#### Dataset

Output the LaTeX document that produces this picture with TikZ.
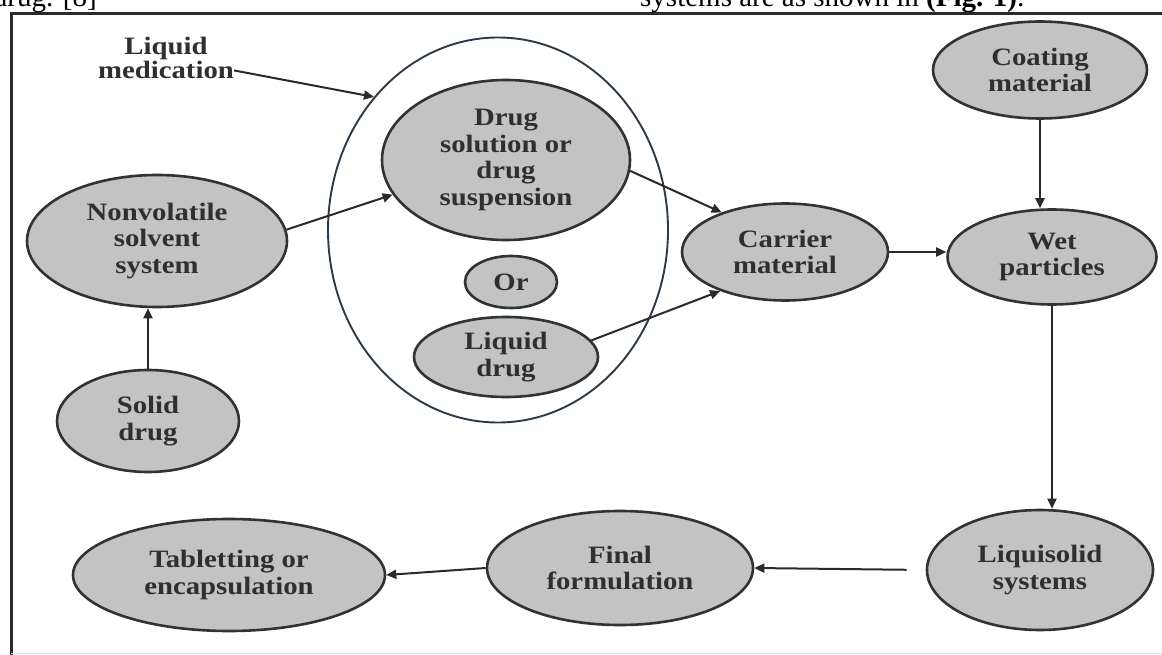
\documentclass[tikz,border=0pt]{standalone}
\usepackage{fontspec}
\setmainfont{Liberation Serif}
\newfontfamily\diafont{Liberation Serif}[FakeStretch=1.15]
\usetikzlibrary{shapes.geometric,arrows.meta}
\definecolor{bubfill}{HTML}{C3C3C3}
\definecolor{bubline}{HTML}{2E3434}
\definecolor{txtc}{HTML}{2F2F2F}
\definecolor{arrc}{HTML}{2A2A2A}
\definecolor{grpc}{HTML}{2C3A46}
\definecolor{framec}{HTML}{2A2A2A}
\tikzset{
  bub/.style={ellipse, draw=bubline, fill=bubfill, line width=2.6pt, inner sep=0pt,
    align=center, text=txtc, font=\fontsize{25}{26.5}\selectfont\diafont\bfseries},
  lbl/.style={inner sep=0pt, text=txtc, font=\fontsize{25}{26.5}\selectfont\diafont\bfseries},
  grpbox/.style={ellipse, draw=grpc, line width=1.9pt, inner sep=0pt},
  arr/.style={draw=arrc, line width=2pt, -{Triangle[length=10pt,width=9pt]}},
  toptext/.style={inner sep=0pt, font=\fontsize{29}{30}\selectfont},
}
\begin{document}
\begin{tikzpicture}[x=1pt,y=-1pt]
\useasboundingbox (0,0) rectangle (1162,655);
\clip (0,0) rectangle (1162,655);
\fill[white] (0,0) rectangle (1162,655);

% partial text of the page above the figure
\node[toptext, anchor=base east] (t1) at (97,7) {drug. [8]};
\node[toptext, anchor=base west] (t2) at (640,7) {systems are as shown in \textbf{(Fig. 1)}.};

% frame
\draw[line width=3pt, draw=framec] (11,660) -- (11,14) -- (1170,14);
\draw[line width=1pt, draw=black!12] (11,653) -- (1162,653);

% group ellipse
\node[grpbox, minimum width=340pt, minimum height=385pt] (grp) at (498,230) {};

% nodes
\node[lbl, anchor=base] (lq) at (166,55) {Liquid};
\node[lbl, anchor=base] (med) at (166,79) {medication};
\node[bub, minimum width=260pt, minimum height=132pt] (nv) at (157,241) {Nonvolatile\\solvent\\system};
\node[bub, minimum width=182pt, minimum height=102pt] (sd) at (148,421) {Solid\\drug};
\node[bub, minimum width=248pt, minimum height=160pt] (ds) at (506,160) {Drug\\solution or\\drug\\suspension};
\node[bub, minimum width=92pt, minimum height=52pt] (or) at (511,282) {Or};
\node[bub, minimum width=184pt, minimum height=80pt] (ld) at (506,357) {Liquid\\drug};
\node[bub, minimum width=206pt, minimum height=97pt] (cm) at (785,252) {Carrier\\material};
\node[bub, minimum width=214pt, minimum height=97pt] (ct) at (1040,70) {Coating\\material};
\node[bub, minimum width=209pt, minimum height=95pt] (wp) at (1052,257) {Wet\\particles};
\node[bub, minimum width=226pt, minimum height=120pt] (ls) at (1040,570) {Liquisolid\\systems};
\node[bub, minimum width=266pt, minimum height=114pt] (fm) at (620,568) {Final\\formulation};
\node[bub, minimum width=312pt, minimum height=112pt] (tb) at (229,575) {Tabletting or\\encapsulation};

% connectors
\draw[arr] (med.east) -- (grp.133);
\draw[arr] (sd.north) -- (sd.north |- nv.south);
\draw[arr] (nv.5) -- (ds.197);
\draw[arr] (ds.-5) -- (cm.148);
\draw[arr] (ld.11) -- (cm.211);
\draw[arr] (cm.east) -- (cm.east -| wp.west);
\draw[arr] (ct.south) -- (ct.south |- wp.north);
\draw[arr] (wp.south) -- (wp.south |- ls.north);
\draw[arr, shorten <=19pt] (ls.west) -- (fm.east);
\draw[arr] (fm.west) -- (tb.east);
\end{tikzpicture}
\end{document}
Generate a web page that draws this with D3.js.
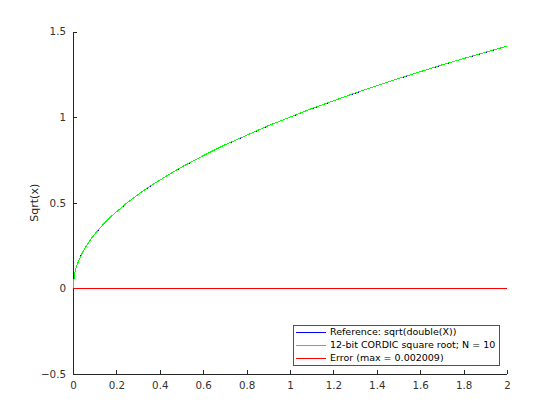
<!DOCTYPE html>
<html>
<head>
<meta charset="utf-8">
<title>CORDIC square root</title>
<script src="https://cdnjs.cloudflare.com/ajax/libs/d3/7.8.5/d3.min.js"></script>
<style>
    html, body { margin: 0; padding: 0; background: #fff; }
    svg { display: block; font-family: "DejaVu Sans", sans-serif; }
</style>
</head>
<body>
<svg id="chart" width="560" height="420"></svg>
<script>
// values
const xVals = [0, 0.0067, 0.013, 0.02, 0.027, 0.04, 0.053, 0.067, 0.08, 0.1, 0.12, 0.14, 0.16, 0.18, 0.2,
    0.25, 0.3, 0.35, 0.4, 0.45, 0.5, 0.6, 0.7, 0.8, 0.9, 1.0, 1.1, 1.2, 1.3, 1.4, 1.5, 1.6, 1.7, 1.8, 1.9, 2.0];
const refVals = [0, 0.082, 0.114, 0.141, 0.164, 0.2, 0.23, 0.259, 0.283, 0.316, 0.346, 0.374, 0.4, 0.424, 0.447,
    0.5, 0.548, 0.592, 0.632, 0.671, 0.707, 0.775, 0.837, 0.894, 0.949, 1.0, 1.049, 1.095, 1.14, 1.183, 1.225,
    1.265, 1.304, 1.342, 1.378, 1.414];
const cordicVals = [0, 0.082, 0.115, 0.141, 0.163, 0.2, 0.231, 0.258, 0.283, 0.317, 0.346, 0.375, 0.4, 0.425, 0.447,
    0.501, 0.548, 0.593, 0.632, 0.671, 0.708, 0.775, 0.838, 0.894, 0.95, 1.0, 1.05, 1.095, 1.141, 1.183, 1.226,
    1.265, 1.305, 1.342, 1.379, 1.414];
// error = cordic - reference, only small blips along zero
const errX = [0, 0.505, 0.507, 0.648, 0.65, 0.754, 0.756, 0.864, 0.866, 0.915, 0.917, 0.97, 0.972, 1.103, 1.105,
    1.251, 1.253, 1.329, 1.331, 2.0];
const errVals = [0, 0, 0.002, 0, 0.002, 0, 0.002, 0, 0.002, 0, 0.002, 0, 0.002, 0, 0.002, 0, 0.002, 0, 0.002, 0];
const xTicks = [0, 0.2, 0.4, 0.6, 0.8, 1, 1.2, 1.4, 1.6, 1.8, 2];
const yTicks = [-0.5, 0, 0.5, 1, 1.5];
const legendLabels = ["Reference: sqrt(double(X))", "12-bit CORDIC square root; N = 10", "Error (max = 0.002009)"];
const seriesColors = ["#0000ff", "#00ff00", "#ff0000"];

const axisColor = "#262626";
const plotL = 73, plotR = 507, plotT = 31.5, plotB = 374;

const svg = d3.select("#chart");

const x = d3.scaleLinear().domain([0, 2]).range([plotL, plotR]);
const y = d3.scaleLinear().domain([-0.5, 1.5]).range([plotB, plotT]);

// axes (box off, ticks inward)
const xAxis = svg.append("g")
    .attr("transform", `translate(0,${plotB})`)
    .call(d3.axisBottom(x).tickValues(xTicks).tickSize(-4).tickPadding(8).tickFormat(d3.format("~g")));
const yAxis = svg.append("g")
    .attr("transform", `translate(${plotL},0)`)
    .call(d3.axisLeft(y).tickValues(yTicks).tickSize(-4).tickPadding(7).tickFormat(d3.format("~g")));

[xAxis, yAxis].forEach(function (g) {
    g.select(".domain").attr("stroke", axisColor).attr("shape-rendering", "crispEdges")
        .attr("d", g === xAxis ? `M${plotL},0H${plotR}` : `M0,${plotB}V${plotT}`);
    g.selectAll(".tick line").attr("stroke", axisColor).attr("shape-rendering", "crispEdges");
    g.selectAll(".tick text").attr("fill", "#333").attr("font-size", 10.3)
        .attr("font-family", "DejaVu Sans, sans-serif");
});

svg.append("text")
    .attr("transform", `translate(38,${(plotT + plotB) / 2}) rotate(-90)`)
    .attr("text-anchor", "middle")
    .attr("font-size", 11)
    .attr("fill", axisColor)
    .text("Sqrt(x)");

const line = d3.line().x(d => x(d[0])).y(d => y(d[1]));

function drawSeries(xs, ys, color) {
    svg.append("path")
        .datum(xs.map((v, i) => [v, ys[i]]))
        .attr("d", line)
        .attr("fill", "none")
        .attr("stroke", color)
        .attr("stroke-width", 1)
        .attr("shape-rendering", "crispEdges");
}

drawSeries(xVals, refVals, seriesColors[0]);
drawSeries(xVals, cordicVals, seriesColors[1]);
drawSeries(errX, errVals, seriesColors[2]);

// legend, lower right
const lg = svg.append("g").attr("transform", "translate(293,325)");
lg.append("rect")
    .attr("width", 206).attr("height", 40)
    .attr("fill", "#fff").attr("stroke", axisColor).attr("stroke-width", 0.8)
    .attr("shape-rendering", "crispEdges");
legendLabels.forEach(function (lab, i) {
    const ry = 7 + i * 13;
    lg.append("line").attr("x1", 3).attr("x2", 33).attr("y1", ry).attr("y2", ry)
        .attr("stroke", seriesColors[i]).attr("stroke-width", 1)
        .attr("shape-rendering", "crispEdges");
    lg.append("text").attr("x", 37).attr("y", ry).attr("dy", "0.35em")
        .attr("font-size", 9.5).attr("fill", "#000").text(lab);
});
</script>
</body>
</html>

########

Only the lines from the one holding "Generate a web" to the one holding "d3.scaleLinear().domain([-0.5, 1.5]).range([plotB, plotT]);" should be returned, both included and exactly as written, with no pictures.

▸ **Solved exercise**:
Generate a web page that draws this with D3.js.
<!DOCTYPE html>
<html>
<head>
<meta charset="utf-8">
<title>CORDIC square root</title>
<script src="https://cdnjs.cloudflare.com/ajax/libs/d3/7.8.5/d3.min.js"></script>
<style>
    html, body { margin: 0; padding: 0; background: #fff; }
    svg { display: block; font-family: "DejaVu Sans", sans-serif; }
</style>
</head>
<body>
<svg id="chart" width="560" height="420"></svg>
<script>
// values
const xVals = [0, 0.0067, 0.013, 0.02, 0.027, 0.04, 0.053, 0.067, 0.08, 0.1, 0.12, 0.14, 0.16, 0.18, 0.2,
    0.25, 0.3, 0.35, 0.4, 0.45, 0.5, 0.6, 0.7, 0.8, 0.9, 1.0, 1.1, 1.2, 1.3, 1.4, 1.5, 1.6, 1.7, 1.8, 1.9, 2.0];
const refVals = [0, 0.082, 0.114, 0.141, 0.164, 0.2, 0.23, 0.259, 0.283, 0.316, 0.346, 0.374, 0.4, 0.424, 0.447,
    0.5, 0.548, 0.592, 0.632, 0.671, 0.707, 0.775, 0.837, 0.894, 0.949, 1.0, 1.049, 1.095, 1.14, 1.183, 1.225,
    1.265, 1.304, 1.342, 1.378, 1.414];
const cordicVals = [0, 0.082, 0.115, 0.141, 0.163, 0.2, 0.231, 0.258, 0.283, 0.317, 0.346, 0.375, 0.4, 0.425, 0.447,
    0.501, 0.548, 0.593, 0.632, 0.671, 0.708, 0.775, 0.838, 0.894, 0.95, 1.0, 1.05, 1.095, 1.141, 1.183, 1.226,
    1.265, 1.305, 1.342, 1.379, 1.414];
// error = cordic - reference, only small blips along zero
const errX = [0, 0.505, 0.507, 0.648, 0.65, 0.754, 0.756, 0.864, 0.866, 0.915, 0.917, 0.97, 0.972, 1.103, 1.105,
    1.251, 1.253, 1.329, 1.331, 2.0];
const errVals = [0, 0, 0.002, 0, 0.002, 0, 0.002, 0, 0.002, 0, 0.002, 0, 0.002, 0, 0.002, 0, 0.002, 0, 0.002, 0];
const xTicks = [0, 0.2, 0.4, 0.6, 0.8, 1, 1.2, 1.4, 1.6, 1.8, 2];
const yTicks = [-0.5, 0, 0.5, 1, 1.5];
const legendLabels = ["Reference: sqrt(double(X))", "12-bit CORDIC square root; N = 10", "Error (max = 0.002009)"];
const seriesColors = ["#0000ff", "#00ff00", "#ff0000"];

const axisColor = "#262626";
const plotL = 73, plotR = 507, plotT = 31.5, plotB = 374;

const svg = d3.select("#chart");

const x = d3.scaleLinear().domain([0, 2]).range([plotL, plotR]);
const y = d3.scaleLinear().domain([-0.5, 1.5]).range([plotB, plotT]);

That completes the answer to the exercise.